In 22 pagine tutte le prove raccolte dalla procura e consegnate al Gup Piergiorgio Morosini

Ventidue pagine che racchiudono l’indagine dei pm di Palermo sulla presunta trattativa tra Stato e Mafia all’indomani delle stragi del 1993.

Depositata sulla scrivania del gup di Palermo, Piergiorgio Morosini, il giudice che dovrà decidere se rinviare a giudizio uomini dello stato e capimafia, si conclude l’indagine sulla trattativa che porta in calce la firma di Antonio Ingroia (il pm e anima dell’inchiesta che ha provocato un conflitto istituzionale tra capo dello Stato e procura di Palermo) insieme a Lia Sava, Nino di Matteo, Francesco Del Bene e Roberto Tartaglia, gli altri magistrati che sostengono l’accusa.

Per il pool di Palermo, la trattativa tra le cariche più importanti dello Stato e i capi di Cosa Nostra, venne avviata dopo l’omicidio dell’europarlamentare della Dc, Salvo Lima.
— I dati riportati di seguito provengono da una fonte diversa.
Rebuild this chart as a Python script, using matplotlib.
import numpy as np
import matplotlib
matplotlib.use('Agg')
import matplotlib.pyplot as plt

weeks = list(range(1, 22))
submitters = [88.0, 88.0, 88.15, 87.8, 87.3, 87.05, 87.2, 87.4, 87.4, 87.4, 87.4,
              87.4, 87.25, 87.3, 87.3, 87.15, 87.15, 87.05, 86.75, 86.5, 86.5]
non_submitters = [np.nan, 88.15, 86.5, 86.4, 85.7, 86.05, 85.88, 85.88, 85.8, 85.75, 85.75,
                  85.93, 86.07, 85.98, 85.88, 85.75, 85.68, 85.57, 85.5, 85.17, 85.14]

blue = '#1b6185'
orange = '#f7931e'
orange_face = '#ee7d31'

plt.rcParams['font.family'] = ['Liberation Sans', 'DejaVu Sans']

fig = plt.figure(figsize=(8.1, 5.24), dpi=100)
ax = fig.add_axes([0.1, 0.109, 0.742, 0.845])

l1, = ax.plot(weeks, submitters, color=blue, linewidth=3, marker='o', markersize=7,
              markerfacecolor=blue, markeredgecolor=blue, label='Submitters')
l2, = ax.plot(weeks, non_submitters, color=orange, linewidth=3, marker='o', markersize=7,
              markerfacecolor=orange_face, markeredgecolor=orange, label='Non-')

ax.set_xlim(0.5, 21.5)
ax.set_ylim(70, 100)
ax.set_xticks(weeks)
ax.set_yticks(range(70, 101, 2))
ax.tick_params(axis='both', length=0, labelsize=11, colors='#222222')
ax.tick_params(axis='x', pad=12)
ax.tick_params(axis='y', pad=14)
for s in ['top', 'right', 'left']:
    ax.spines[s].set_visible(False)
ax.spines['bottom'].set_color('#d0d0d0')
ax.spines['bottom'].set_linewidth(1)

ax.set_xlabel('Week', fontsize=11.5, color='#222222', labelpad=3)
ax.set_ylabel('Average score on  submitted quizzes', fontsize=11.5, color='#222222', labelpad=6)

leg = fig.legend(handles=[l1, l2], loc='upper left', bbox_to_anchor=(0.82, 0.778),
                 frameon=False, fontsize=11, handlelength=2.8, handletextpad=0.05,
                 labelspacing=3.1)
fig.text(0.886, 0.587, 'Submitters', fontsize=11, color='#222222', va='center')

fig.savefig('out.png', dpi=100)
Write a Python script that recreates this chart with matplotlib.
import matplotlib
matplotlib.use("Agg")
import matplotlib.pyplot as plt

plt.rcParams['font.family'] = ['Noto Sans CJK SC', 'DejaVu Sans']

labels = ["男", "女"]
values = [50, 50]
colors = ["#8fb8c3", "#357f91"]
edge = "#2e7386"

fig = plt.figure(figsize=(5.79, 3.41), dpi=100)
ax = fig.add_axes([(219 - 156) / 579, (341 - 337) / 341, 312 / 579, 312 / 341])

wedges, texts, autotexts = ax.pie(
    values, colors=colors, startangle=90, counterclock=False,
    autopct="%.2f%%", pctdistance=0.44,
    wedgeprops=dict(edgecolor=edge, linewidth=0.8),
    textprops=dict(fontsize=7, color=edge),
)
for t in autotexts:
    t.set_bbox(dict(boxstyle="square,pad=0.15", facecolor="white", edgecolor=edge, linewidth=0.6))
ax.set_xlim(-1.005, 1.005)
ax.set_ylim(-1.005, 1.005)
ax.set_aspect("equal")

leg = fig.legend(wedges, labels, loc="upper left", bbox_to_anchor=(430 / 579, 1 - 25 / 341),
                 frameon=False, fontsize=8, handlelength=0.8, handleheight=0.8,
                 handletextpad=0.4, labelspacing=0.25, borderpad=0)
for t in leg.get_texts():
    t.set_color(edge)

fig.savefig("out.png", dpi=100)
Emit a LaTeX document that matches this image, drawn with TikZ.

Il fine della trattativa era quello di far cessare l’attività stragista che aveva portato all’uccisione di Giovanni Falcone e Paolo Borsellino, avviata in seguito alla sentenza del maxiprocesso del 1992, sentenza che confermò i capi d’accusa ai boss di Cosa Nostra. Trattativa avviata, sempre per i pm, già sotto il governo Andreotti, proseguita con il governo tecnico di Carlo Azeglio Ciampi e giunta al culmine sotto il governo presieduto da Silvio Berlusconi quando si «realizzò un nuovo patto di coesistenza Stato Mafia, senza la quale la mafia non avrebbe potuto sopravvivere e traghettarsi dalla Prima alla Seconda Repubblica».

Dodici gli imputati, alcuni  dei quali scomparsi (Vincenzo Parisi e Francesco Di Maggio, capo della Polizia e vicedirettore delle carceri). Da una parte i capi mafia Totò Riina, Bernardo Provenzano, Giovanni Brusca, Leoluca Bagarella, Antonino Cinà, Massimo Ciancimino.

Dall’altra quelli che sono considerati gli intermediari da parte dello Stato: Giuseppe De Donno (ex capo del Ros), Nicola Mancino (ex ministro dell’Interno), Marcello Dell’Utri (senatore del Pdl), Calogero Mannino (senatore Dc), Antonio Subranni (ex Generale in congedo).

Per i pm in stretto rapporto con l’allora capo dello Stato, Oscar Luigi Scalfaro, venne scelta una sorta di linea morbida per quanto riguarda il carcere duro ai boss (41 bis, ndr). Strategia che avrebbe portato all’avvicendamento al ministero degli Interni di Enzo Scotti sostituito con Nicola Mancino e di Claudio Martelli (ai tempi Guardasigilli) con Vincenzo Conso, il quale decise di non rinnovare il carcere duro per alcuni boss sottoposti a regime.